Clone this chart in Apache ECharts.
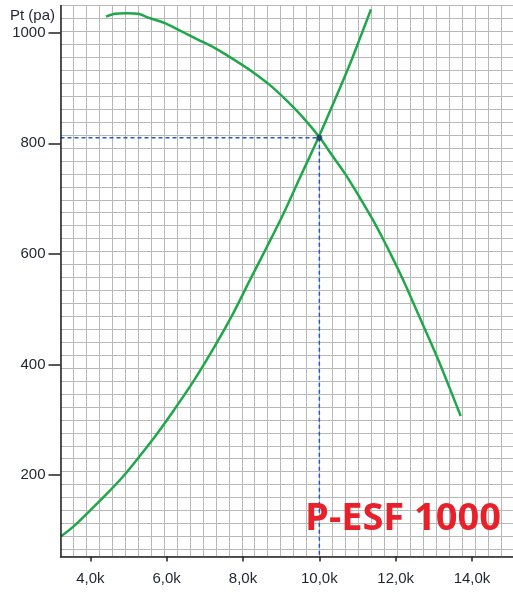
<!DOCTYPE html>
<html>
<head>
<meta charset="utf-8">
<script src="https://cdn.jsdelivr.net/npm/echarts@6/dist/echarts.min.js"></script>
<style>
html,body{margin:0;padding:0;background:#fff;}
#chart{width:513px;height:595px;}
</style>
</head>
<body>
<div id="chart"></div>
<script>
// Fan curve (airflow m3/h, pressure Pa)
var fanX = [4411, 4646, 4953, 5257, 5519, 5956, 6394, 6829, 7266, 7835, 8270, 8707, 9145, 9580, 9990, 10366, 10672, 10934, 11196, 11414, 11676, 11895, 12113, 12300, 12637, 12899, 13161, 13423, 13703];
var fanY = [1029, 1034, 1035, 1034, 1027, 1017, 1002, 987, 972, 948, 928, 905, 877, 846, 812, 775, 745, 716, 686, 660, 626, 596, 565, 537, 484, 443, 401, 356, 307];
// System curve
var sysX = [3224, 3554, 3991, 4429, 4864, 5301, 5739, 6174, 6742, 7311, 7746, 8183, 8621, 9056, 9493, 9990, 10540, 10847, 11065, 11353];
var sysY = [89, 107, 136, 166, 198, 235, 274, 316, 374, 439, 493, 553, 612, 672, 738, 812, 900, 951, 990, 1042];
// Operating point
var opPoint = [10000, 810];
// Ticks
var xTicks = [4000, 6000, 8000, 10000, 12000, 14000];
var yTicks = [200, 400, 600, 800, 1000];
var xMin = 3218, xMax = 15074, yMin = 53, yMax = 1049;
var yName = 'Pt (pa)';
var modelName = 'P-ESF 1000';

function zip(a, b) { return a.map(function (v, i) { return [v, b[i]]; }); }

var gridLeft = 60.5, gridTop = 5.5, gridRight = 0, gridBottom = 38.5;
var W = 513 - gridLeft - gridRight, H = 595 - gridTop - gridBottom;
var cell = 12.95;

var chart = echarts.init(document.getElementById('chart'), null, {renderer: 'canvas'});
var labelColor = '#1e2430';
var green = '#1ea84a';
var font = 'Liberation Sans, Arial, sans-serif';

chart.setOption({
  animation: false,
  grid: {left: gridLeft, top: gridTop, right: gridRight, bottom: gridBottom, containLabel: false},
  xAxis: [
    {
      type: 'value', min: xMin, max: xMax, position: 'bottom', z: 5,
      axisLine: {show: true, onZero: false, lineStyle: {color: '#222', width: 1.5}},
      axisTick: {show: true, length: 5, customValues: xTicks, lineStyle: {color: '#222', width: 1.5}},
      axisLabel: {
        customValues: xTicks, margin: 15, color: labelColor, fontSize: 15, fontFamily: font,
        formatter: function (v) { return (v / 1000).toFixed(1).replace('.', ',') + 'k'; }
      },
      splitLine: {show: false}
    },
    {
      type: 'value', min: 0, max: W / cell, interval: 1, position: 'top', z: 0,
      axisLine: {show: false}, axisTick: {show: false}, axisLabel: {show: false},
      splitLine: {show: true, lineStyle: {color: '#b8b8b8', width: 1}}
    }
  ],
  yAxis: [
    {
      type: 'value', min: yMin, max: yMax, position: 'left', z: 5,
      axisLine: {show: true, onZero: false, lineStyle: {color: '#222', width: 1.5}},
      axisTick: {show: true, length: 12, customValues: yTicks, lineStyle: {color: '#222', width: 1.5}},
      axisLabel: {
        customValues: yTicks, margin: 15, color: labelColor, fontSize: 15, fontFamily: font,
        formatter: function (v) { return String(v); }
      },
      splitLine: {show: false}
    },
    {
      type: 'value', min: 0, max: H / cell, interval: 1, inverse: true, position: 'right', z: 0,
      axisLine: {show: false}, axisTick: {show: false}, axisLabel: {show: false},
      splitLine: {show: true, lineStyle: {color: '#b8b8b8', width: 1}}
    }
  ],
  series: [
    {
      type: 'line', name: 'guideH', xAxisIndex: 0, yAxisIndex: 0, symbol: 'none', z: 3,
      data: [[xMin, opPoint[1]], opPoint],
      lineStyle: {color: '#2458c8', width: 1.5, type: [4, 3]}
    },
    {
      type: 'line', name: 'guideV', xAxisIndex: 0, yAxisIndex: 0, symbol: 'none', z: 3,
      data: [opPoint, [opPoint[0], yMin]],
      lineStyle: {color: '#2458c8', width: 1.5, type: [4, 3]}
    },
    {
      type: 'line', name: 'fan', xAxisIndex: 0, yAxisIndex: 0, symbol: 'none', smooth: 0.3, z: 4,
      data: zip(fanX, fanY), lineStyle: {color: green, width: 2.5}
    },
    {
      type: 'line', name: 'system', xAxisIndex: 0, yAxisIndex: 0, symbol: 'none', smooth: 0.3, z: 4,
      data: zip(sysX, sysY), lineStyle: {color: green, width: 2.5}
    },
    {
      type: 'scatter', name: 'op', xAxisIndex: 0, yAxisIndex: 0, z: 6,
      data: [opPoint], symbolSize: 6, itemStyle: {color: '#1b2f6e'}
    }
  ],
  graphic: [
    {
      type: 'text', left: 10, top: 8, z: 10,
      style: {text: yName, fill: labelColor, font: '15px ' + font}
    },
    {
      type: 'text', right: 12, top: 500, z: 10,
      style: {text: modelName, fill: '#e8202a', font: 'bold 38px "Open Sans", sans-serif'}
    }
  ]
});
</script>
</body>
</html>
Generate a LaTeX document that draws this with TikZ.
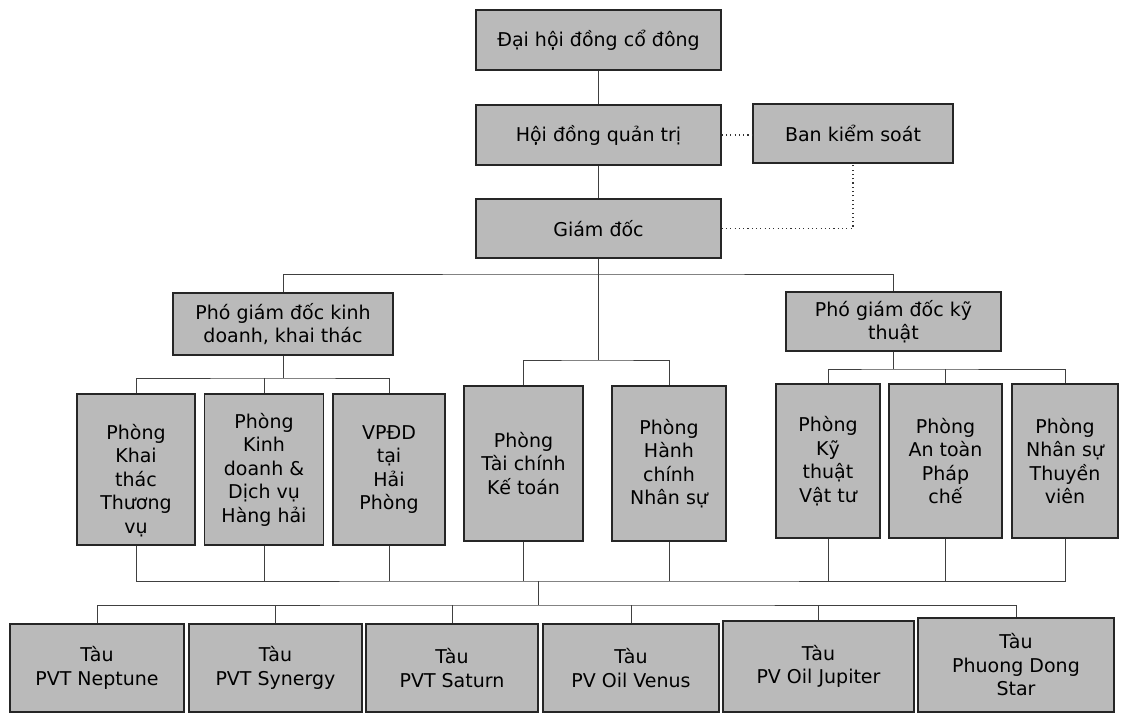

^^^^^^^^

_GIVEN EXERCISE_
Pictures don't belong in the copy. Transcribe every record exactly as it appears.

_FINISHED EXERCISE_
Clone this chart in Apache ECharts.
<!DOCTYPE html>
<html>
<head>
<meta charset="utf-8">
<script src="https://cdn.jsdelivr.net/npm/echarts@6/dist/echarts.min.js"></script>
<style>
html,body{margin:0;padding:0;background:#fff;}
#chart{width:513px;height:595px;}
</style>
</head>
<body>
<div id="chart"></div>
<script>
// Fan curve (airflow m3/h, pressure Pa)
var fanX = [4411, 4646, 4953, 5257, 5519, 5956, 6394, 6829, 7266, 7835, 8270, 8707, 9145, 9580, 9990, 10366, 10672, 10934, 11196, 11414, 11676, 11895, 12113, 12300, 12637, 12899, 13161, 13423, 13703];
var fanY = [1029, 1034, 1035, 1034, 1027, 1017, 1002, 987, 972, 948, 928, 905, 877, 846, 812, 775, 745, 716, 686, 660, 626, 596, 565, 537, 484, 443, 401, 356, 307];
// System curve
var sysX = [3224, 3554, 3991, 4429, 4864, 5301, 5739, 6174, 6742, 7311, 7746, 8183, 8621, 9056, 9493, 9990, 10540, 10847, 11065, 11353];
var sysY = [89, 107, 136, 166, 198, 235, 274, 316, 374, 439, 493, 553, 612, 672, 738, 812, 900, 951, 990, 1042];
// Operating point
var opPoint = [10000, 810];
// Ticks
var xTicks = [4000, 6000, 8000, 10000, 12000, 14000];
var yTicks = [200, 400, 600, 800, 1000];
var xMin = 3218, xMax = 15074, yMin = 53, yMax = 1049;
var yName = 'Pt (pa)';
var modelName = 'P-ESF 1000';

function zip(a, b) { return a.map(function (v, i) { return [v, b[i]]; }); }

var gridLeft = 60.5, gridTop = 5.5, gridRight = 0, gridBottom = 38.5;
var W = 513 - gridLeft - gridRight, H = 595 - gridTop - gridBottom;
var cell = 12.95;

var chart = echarts.init(document.getElementById('chart'), null, {renderer: 'canvas'});
var labelColor = '#1e2430';
var green = '#1ea84a';
var font = 'Liberation Sans, Arial, sans-serif';

chart.setOption({
  animation: false,
  grid: {left: gridLeft, top: gridTop, right: gridRight, bottom: gridBottom, containLabel: false},
  xAxis: [
    {
      type: 'value', min: xMin, max: xMax, position: 'bottom', z: 5,
      axisLine: {show: true, onZero: false, lineStyle: {color: '#222', width: 1.5}},
      axisTick: {show: true, length: 5, customValues: xTicks, lineStyle: {color: '#222', width: 1.5}},
      axisLabel: {
        customValues: xTicks, margin: 15, color: labelColor, fontSize: 15, fontFamily: font,
        formatter: function (v) { return (v / 1000).toFixed(1).replace('.', ',') + 'k'; }
      },
      splitLine: {show: false}
    },
    {
      type: 'value', min: 0, max: W / cell, interval: 1, position: 'top', z: 0,
      axisLine: {show: false}, axisTick: {show: false}, axisLabel: {show: false},
      splitLine: {show: true, lineStyle: {color: '#b8b8b8', width: 1}}
    }
  ],
  yAxis: [
    {
      type: 'value', min: yMin, max: yMax, position: 'left', z: 5,
      axisLine: {show: true, onZero: false, lineStyle: {color: '#222', width: 1.5}},
      axisTick: {show: true, length: 12, customValues: yTicks, lineStyle: {color: '#222', width: 1.5}},
      axisLabel: {
        customValues: yTicks, margin: 15, color: labelColor, fontSize: 15, fontFamily: font,
        formatter: function (v) { return String(v); }
      },
      splitLine: {show: false}
    },
    {
      type: 'value', min: 0, max: H / cell, interval: 1, inverse: true, position: 'right', z: 0,
      axisLine: {show: false}, axisTick: {show: false}, axisLabel: {show: false},
      splitLine: {show: true, lineStyle: {color: '#b8b8b8', width: 1}}
    }
  ],
  series: [
    {
      type: 'line', name: 'guideH', xAxisIndex: 0, yAxisIndex: 0, symbol: 'none', z: 3,
      data: [[xMin, opPoint[1]], opPoint],
      lineStyle: {color: '#2458c8', width: 1.5, type: [4, 3]}
    },
    {
      type: 'line', name: 'guideV', xAxisIndex: 0, yAxisIndex: 0, symbol: 'none', z: 3,
      data: [opPoint, [opPoint[0], yMin]],
      lineStyle: {color: '#2458c8', width: 1.5, type: [4, 3]}
    },
    {
      type: 'line', name: 'fan', xAxisIndex: 0, yAxisIndex: 0, symbol: 'none', smooth: 0.3, z: 4,
      data: zip(fanX, fanY), lineStyle: {color: green, width: 2.5}
    },
    {
      type: 'line', name: 'system', xAxisIndex: 0, yAxisIndex: 0, symbol: 'none', smooth: 0.3, z: 4,
      data: zip(sysX, sysY), lineStyle: {color: green, width: 2.5}
    },
    {
      type: 'scatter', name: 'op', xAxisIndex: 0, yAxisIndex: 0, z: 6,
      data: [opPoint], symbolSize: 6, itemStyle: {color: '#1b2f6e'}
    }
  ],
  graphic: [
    {
      type: 'text', left: 10, top: 8, z: 10,
      style: {text: yName, fill: labelColor, font: '15px ' + font}
    },
    {
      type: 'text', right: 12, top: 500, z: 10,
      style: {text: modelName, fill: '#e8202a', font: 'bold 38px "Open Sans", sans-serif'}
    }
  ]
});
</script>
</body>
</html>
Generate a LaTeX document that draws this with TikZ.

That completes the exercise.